Legend - Click here to learn more Δ = absolute <relative> (impact), ø = not affected, ? = missing data Powered by Codecov. Last update 24ecf5d...d5d57c7. Read the comment docs.

davibarreira commented 3 years ago

@devmotion , I've implemented the changes requested. But I was not sure on how to implement the RowVecsand ColVecsstandard. I still have to take a better look at how KernelFunctions.jl does it. Is your idea for us to implement it directly in our package, or to use the functions from KernelFunctions.jl?

I've removed the normalization and the default assignment of equal probability to all observations in case no prob vector is provided, but I still think they are good features to have. @zsteve , what do you think?

devmotion commented 3 years ago

@devmotion , I've implemented the changes requested. But I was not sure on how to implement the RowVecsand ColVecsstandard.

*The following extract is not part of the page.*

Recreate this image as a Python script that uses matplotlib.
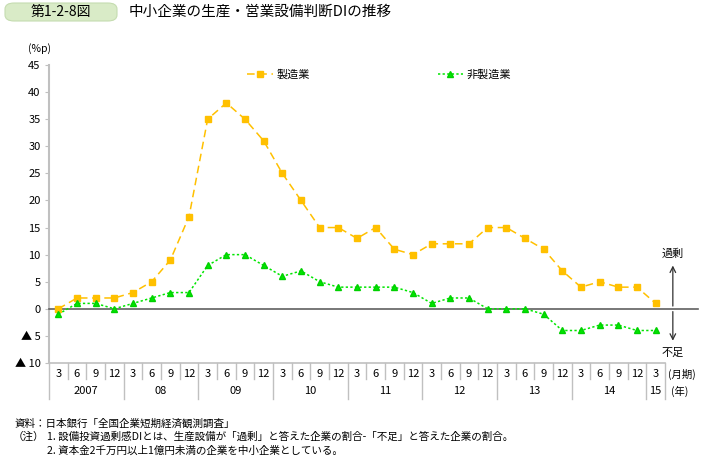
import matplotlib

matplotlib.use("Agg")
import matplotlib.pyplot as plt
import matplotlib.transforms as mtransforms
from matplotlib.patches import FancyBboxPatch

plt.rcParams["font.family"] = ["Noto Sans CJK JP", "DejaVu Sans"]

years = ["2007", "08", "09", "10", "11", "12", "13", "14", "15"]
quarters_per_year = [4, 4, 4, 4, 4, 4, 4, 4, 1]
months = ["3", "6", "9", "12"]

manufacturing = [0, 2, 2, 2, 3, 5, 9, 17, 35, 38, 35, 31, 25, 20, 15, 15,
                 13, 15, 11, 10, 12, 12, 12, 15, 15, 13, 11, 7, 4, 5, 4, 4, 1]
non_manufacturing = [-1, 1, 1, 0, 1, 2, 3, 3, 8, 10, 10, 8, 6, 7, 5, 4,
                     4, 4, 4, 3, 1, 2, 2, 0, 0, 0, -1, -4, -4, -3, -3, -4, -4]

y_ticks = list(range(-10, 50, 5))
y_tick_labels = [("▲ " + str(-v)) if v < 0 else str(v) for v in y_ticks]

W, H = 706, 465
fig = plt.figure(figsize=(W / 100, H / 100), dpi=100)

# plot area in pixels
left_px, right_px, top_px, bottom_px = 49, 665, 65, 363
ax = fig.add_axes([left_px / W, 1 - bottom_px / H,
                   (right_px - left_px) / W, (bottom_px - top_px) / H])

n = len(manufacturing)
x = list(range(n))
ax.set_xlim(-0.5, n - 0.5)
ax.set_ylim(-10, 45)

l1, = ax.plot(x, manufacturing, color="#FFC000", lw=1.1, ls=(0, (5, 3)),
              marker="s", ms=4.8, mec="#FFC000", mfc="#FFC000", label="製造業", zorder=4)
l2, = ax.plot(x, non_manufacturing, color="#00E600", lw=1.1, ls=(0, (1.5, 1.5)),
              marker="^", ms=5, mec="#00D000", mfc="#00E600", label="非製造業", zorder=4)

for s in ["top", "right", "bottom"]:
    ax.spines[s].set_visible(False)
ax.spines["left"].set_color("#c0c0c0")
ax.spines["left"].set_linewidth(1.5)

ax.set_yticks(y_ticks)
ax.set_yticklabels(y_tick_labels, fontsize=8)
ax.tick_params(axis="y", length=3, color="#c0c0c0", pad=3)
ax.set_xticks([])

# zero line extending past the plot area
ax.plot([-0.5, n + 1.26], [0, 0], color="#606060", lw=1.2, clip_on=False, zorder=3)

# category table under the axis
trans = mtransforms.blended_transform_factory(ax.transData, ax.transAxes)
h_ax = (bottom_px - top_px)
month_y = -(374 - bottom_px) / h_ax
year_y = -(391 - bottom_px) / h_ax
sep_short = -(379 - bottom_px) / h_ax
sep_long = -(399 - bottom_px) / h_ax

ax.plot([-0.5, n - 0.5], [0, 0], transform=trans, color="#c0c0c0", lw=1.2, clip_on=False)
i = 0
for yr, q in zip(years, quarters_per_year):
    ax.plot([i - 0.5, i - 0.5], [0, sep_long], transform=trans,
            color="#c0c0c0", lw=1, clip_on=False)
    for k in range(q):
        ax.text(i + k, month_y, months[k], transform=trans, ha="center", va="center", fontsize=8)
        if k > 0:
            ax.plot([i + k - 0.5, i + k - 0.5], [0, sep_short], transform=trans,
                    color="#c0c0c0", lw=1, clip_on=False)
    ax.text(i + (q - 1) / 2, year_y, yr, transform=trans, ha="center", va="center", fontsize=8)
    i += q
ax.plot([n - 0.5, n - 0.5], [0, sep_long], transform=trans, color="#c0c0c0", lw=1, clip_on=False)

ax.text(n - 0.35, month_y, "(月期)", transform=trans, ha="left", va="center", fontsize=7.5)
ax.text(n - 0.2, year_y, "(年)", transform=trans, ha="left", va="center", fontsize=7.5)

# over / shortage arrows
ax_x = n - 0.08
ax.annotate("", xy=(ax_x, 8.5), xytext=(ax_x, 0),
            arrowprops=dict(arrowstyle="->", color="#303030", lw=0.9), annotation_clip=False)
ax.annotate("", xy=(ax_x, -6.4), xytext=(ax_x, 0),
            arrowprops=dict(arrowstyle="->", color="#303030", lw=0.9), annotation_clip=False)
ax.text(ax_x, 9.2, "過剰", ha="center", va="bottom", fontsize=8, clip_on=False)
ax.text(ax_x, -7.2, "不足", ha="center", va="top", fontsize=8, clip_on=False)

ax.text(-1.0, 47, "(%p)", ha="center", va="bottom", fontsize=7.5, clip_on=False)

fig.legend(handles=[l1, l2], loc="center left", bbox_to_anchor=(247 / W, 1 - 75 / H),
           ncol=2, frameon=False, fontsize=8, borderpad=0, borderaxespad=0,
           columnspacing=11.5, handlelength=2.3, handletextpad=0.35)

# title
box = FancyBboxPatch((5 / W, 1 - 21 / H), 112 / W, 18 / H,
                     boxstyle="round,pad=0,rounding_size=0.013",
                     transform=fig.transFigure, fc="#d9ebc7", ec="#c5dcb0", lw=0.8)
fig.patches.append(box)
fig.text(61 / W, 1 - 12 / H, "第1-2-8図", ha="center", va="center", fontsize=10)
fig.text(129 / W, 1 - 12 / H, "中小企業の生産・営業設備判断DIの推移", ha="left", va="center", fontsize=10.5)

# notes
fig.text(15 / W, 1 - 424 / H, "資料：日本銀行「全国企業短期経済観測調査」", fontsize=7.6, va="center")
fig.text(13 / W, 1 - 437 / H, "（注）", fontsize=7.6, va="center")
fig.text(47 / W, 1 - 437 / H,
         "1. 設備投資過剰感DIとは、生産設備が「過剰」と答えた企業の割合-「不足」と答えた企業の割合。",
         fontsize=7.6, va="center")
fig.text(47 / W, 1 - 451 / H, "2. 資本金2千万円以上1億円未満の企業を中小企業としている。",
         fontsize=7.6, va="center")

fig.savefig("out.png", dpi=100)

I still have to take a better look at how KernelFunctions.jl does it. Is your idea for us to implement it directly in our package, or to use the functions from KernelFunctions.jl?

No, this should not be reimplemented. Users should e.g. use ArraysOfArrays.jl or KernelFunctions.jl. And hopefully soon ColVecs and RowVecs will be moved to their own package, we discussed this a while ago and IIRC there is an open issue.

I've removed the normalization and the default assignment of equal probability to all observations in case no prob vector is provided, but I still think they are good features to have. @zsteve , what do you think?

I think the normalization is not needed for many algorithms and can easily performed manually if needed (e.g. with LinearAlgebra.normalize!), therefore I would not include it in this PR. Additionally, the initial implementation in the PR caused a type instability which can be avoided in this way.

I am fine with adding a default for the probabilities, you could just change probs::AbstractVector{<:Real} to probs::AbstractVector{<:Real}=Fill(inv(length(support)), length(support)).

davibarreira commented 3 years ago

Cool, I'll do the modifications right now. I'd like to get this PR through asap, so I can go back to the other implementations :)

davibarreira commented 3 years ago

There is some compatibility issue, but I cannot reproduce in my machine. It seems to be related to KernelFunctions, which I used in the test.

devmotion commented 3 years ago

KernelFunctions requires Julia >= 1.3 (this is one reason for why we want to extract ColVecs and RowVecs to a separate package). It seems ArraysOfArrays also supports Julia 1.0, so it would be better to use it in the tests until ColVecs and RowVecs are compatible with Julia 1.0.

davibarreira commented 3 years ago

If there are no more proposed changes, I think this is ready to be merged :D

davibarreira commented 2 years ago

KernelFunctions requires Julia >= 1.3 (this is one reason for why we want to extract ColVecs and RowVecs to a separate package). It seems ArraysOfArrays also supports Julia 1.0, so it would be better to use it in the tests until ColVecs and RowVecs are compatible with Julia 1.0.

@devmotion would you know if the ColVecs and RowVecs have been moved to another package? I'm writing some extra documentation on the 1D case, and I remembered this.